Wednesday, September 11, 2013

The Complex Anadarko Basin

A classic structural geologic basin, such as the Michigan Basin, is essentially a bowl within the deep, Precambrian basement rock into which younger layers of sediment have accumulated.  In that case, the deepest portion of the basin is near its center and, as layers of deposits fill the bowl over the eons, the youngest surface sediments end up above the center as well.
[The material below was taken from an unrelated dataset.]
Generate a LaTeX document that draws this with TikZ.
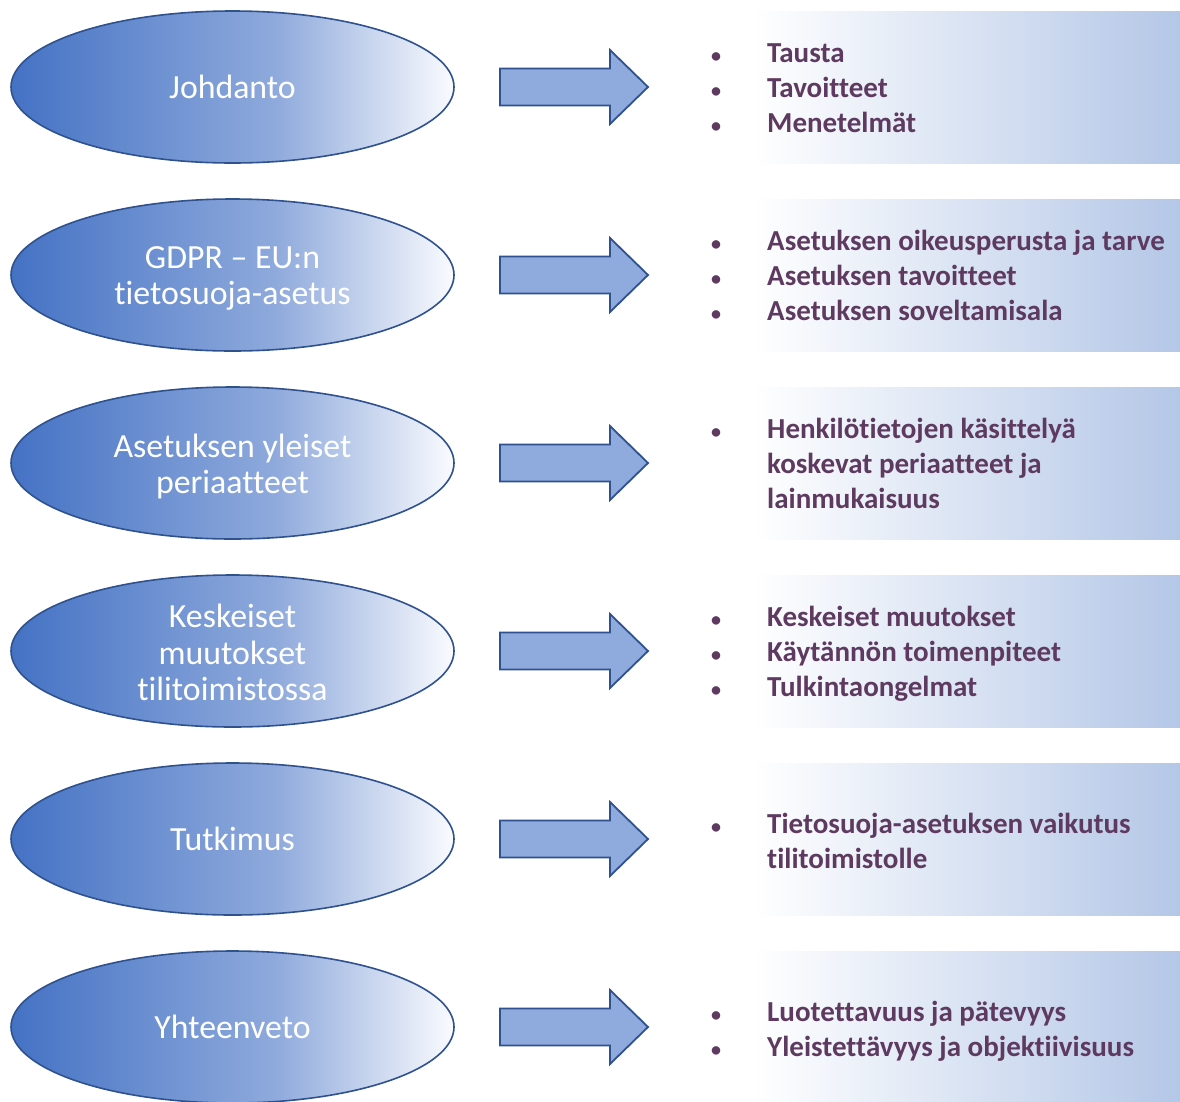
\documentclass[tikz,border=0pt]{standalone}
\usepackage{fontspec}
\setmainfont{Carlito}[Ligatures=NoCommon]
\usetikzlibrary{shapes.geometric}

\definecolor{ovalblue}{HTML}{4472C4}
\definecolor{ovalmid}{HTML}{8FAADC}
\definecolor{ovalend}{HTML}{FAFBFE}
\definecolor{edgeblue}{HTML}{2F528F}
\definecolor{arrowfill}{HTML}{8FAADC}
\definecolor{panelend}{HTML}{B4C7E7}
\definecolor{itemtext}{HTML}{5E3A60}

% the shaded part of a 100bp shading is the band 25bp..75bp
\pgfdeclarehorizontalshading{ovalshade}{100bp}{color(0bp)=(ovalblue); color(25bp)=(ovalblue); color(55bp)=(ovalmid); color(75bp)=(ovalend); color(100bp)=(ovalend)}
\pgfdeclarehorizontalshading{panelshade}{100bp}{color(0bp)=(white); color(25bp)=(white); color(75bp)=(panelend); color(100bp)=(panelend)}

\tikzset{
  topic/.style={ellipse, draw=edgeblue, line width=1.6pt, shading=ovalshade,
    minimum width=443pt, minimum height=152pt, inner sep=0pt},
  topiclabel/.style={text=white, align=center, inner sep=0pt,
    font=\fontsize{33.8}{36.8}\selectfont},
  panel/.style={rectangle, shading=panelshade, anchor=west, inner sep=0pt,
    minimum width=427pt, minimum height=152pt},
  itemline/.style={anchor=base west, text=itemtext, inner sep=0pt,
    font=\fontsize{29}{35}\bfseries\selectfont},
  itemdot/.style={anchor=base, text=itemtext, inner sep=0pt,
    font=\fontsize{20}{35}\bfseries\selectfont},
  blockarrow/.pic={
    \draw[draw=edgeblue, fill=arrowfill, line width=1.8pt, line join=miter]
      (0,-18.5) -- (110,-18.5) -- (110,-37) -- (148,0) -- (110,37)
      -- (110,18.5) -- (0,18.5) -- cycle;
  }
}

\begin{document}
\begin{tikzpicture}[x=1pt,y=-1pt]
\clip (0,0) rectangle (1180,1101);
\fill[white] (0,0) rectangle (1180,1101);

% row 1
\begin{scope}[shift={(0,87)}]
  \node[topic] (t1) at (232.5,0) {};
  \node[topiclabel] (t1text) at (232.5,0) {Johdanto};
  \pic at (500,0) {blockarrow};
  \node[panel] (p1) at (753,0) {};
  \node[itemdot] (p1d1) at (716,-25) {•};
  \node[itemline] (p1i1) at (767,-25) {Tausta};
  \node[itemdot] (p1d2) at (716,10) {•};
  \node[itemline] (p1i2) at (767,10) {Tavoitteet};
  \node[itemdot] (p1d3) at (716,45) {•};
  \node[itemline] (p1i3) at (767,45) {Menetelmät};
\end{scope}

% row 2
\begin{scope}[shift={(0,275)}]
  \node[topic] (t2) at (232.5,0) {};
  \node[topiclabel] (t2text) at (232.5,3.5) {GDPR – EU:n\\tietosuoja-asetus};
  \pic at (500,0) {blockarrow};
  \node[panel] (p2) at (753,0) {};
  \node[itemdot] (p2d1) at (716,-25) {•};
  \node[itemline] (p2i1) at (767,-25) {Asetuksen oikeusperusta ja tarve};
  \node[itemdot] (p2d2) at (716,10) {•};
  \node[itemline] (p2i2) at (767,10) {Asetuksen tavoitteet};
  \node[itemdot] (p2d3) at (716,45) {•};
  \node[itemline] (p2i3) at (767,45) {Asetuksen soveltamisala};
\end{scope}

% row 3
\begin{scope}[shift={(0,463)}]
  \node[topic] (t3) at (232.5,0) {};
  \node[topiclabel] (t3text) at (232.5,3.5) {Asetuksen yleiset\\periaatteet};
  \pic at (500,0) {blockarrow};
  \node[panel] (p3) at (753,0) {};
  \node[itemdot] (p3d1) at (716,-25) {•};
  \node[itemline] (p3i1) at (767,-25) {Henkilötietojen käsittelyä};
  \node[itemline] (p3i2) at (767,10) {koskevat periaatteet ja};
  \node[itemline] (p3i3) at (767,45) {lainmukaisuus};
\end{scope}

% row 4
\begin{scope}[shift={(0,651)}]
  \node[topic] (t4) at (232.5,0) {};
  \node[topiclabel] (t4text) at (232.5,1.5) {Keskeiset\\muutokset\\tilitoimistossa};
  \pic at (500,0) {blockarrow};
  \node[panel] (p4) at (753,0) {};
  \node[itemdot] (p4d1) at (716,-25) {•};
  \node[itemline] (p4i1) at (767,-25) {Keskeiset muutokset};
  \node[itemdot] (p4d2) at (716,10) {•};
  \node[itemline] (p4i2) at (767,10) {Käytännön toimenpiteet};
  \node[itemdot] (p4d3) at (716,45) {•};
  \node[itemline] (p4i3) at (767,45) {Tulkintaongelmat};
\end{scope}

% row 5
\begin{scope}[shift={(0,839)}]
  \node[topic] (t5) at (232.5,0) {};
  \node[topiclabel] (t5text) at (232.5,0) {Tutkimus};
  \pic at (500,0) {blockarrow};
  \node[panel] (p5) at (753,0) {};
  \node[itemdot] (p5d1) at (716,-5.5) {•};
  \node[itemline] (p5i1) at (767,-5.5) {Tietosuoja-asetuksen vaikutus};
  \node[itemline] (p5i2) at (767,29.5) {tilitoimistolle};
\end{scope}

% row 6
\begin{scope}[shift={(0,1027)}]
  \node[topic] (t6) at (232.5,0) {};
  \node[topiclabel] (t6text) at (232.5,0) {Yhteenveto};
  \pic at (500,0) {blockarrow};
  \node[panel] (p6) at (753,0) {};
  \node[itemdot] (p6d1) at (716,-5.5) {•};
  \node[itemline] (p6i1) at (767,-5.5) {Luotettavuus ja pätevyys};
  \node[itemdot] (p6d2) at (716,29.5) {•};
  \node[itemline] (p6i2) at (767,29.5) {Yleistettävyys ja objektiivisuus};
\end{scope}
\end{tikzpicture}
\end{document}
The Anadarko Basin, which covers 50,000 square miles of western Oklahoma, the northern Texas Panhandle and portions of southwestern Kansas and southeastern Colorado, is not your typical structural basin.  This basin initially formed above an aborted Precambrian rift and began to fill with Paleozoic sediments from the Cambrian into the Mississippian Periods (from 550 to 350 million years ago).  Compression of that region during the Pennsylvanian Period (about 300 MYA), in concert with the uplift of the Ouachita Mountains (a westward extension of the Southern Appalachians), deformed the basin by producing a shallower segment on its northern and western flanks.  Throughout the rest of the Pennsylvanian Period and into the Permian (250 MYA), the Anadarko Basin filled to its brim.  Today, the basin has an irregular topography, with a relatively shallow platform (2000 feet deep) on its western and northern rim and a very deep section along its southern edge; the latter, the deepest structural basin in North America, dips 40,000 feet below the rim of the basin.

The major source of natural gas in the United States and a significant source of oil as well, the Anadarko Basin poses a challenge for energy geologists.  Its irregular floor and steeply dipping layers of sediment make locations of oil and gas relatively hard to predict.  The Woodford Shale, for example, late Devonian to early Mississippian in age, is one of the primary sources of fossil fuel within the basin but has an average thickness of only 125 feet.  As one might expect, there is a great deal of controversy regarding future drilling opportunities within the Anadarko Basin but new technologies, including fracking, have significantly increased the prospects of success.  Of course, for those of us who support a shift toward clean, renewable sources of energy, this is not necessarily good news.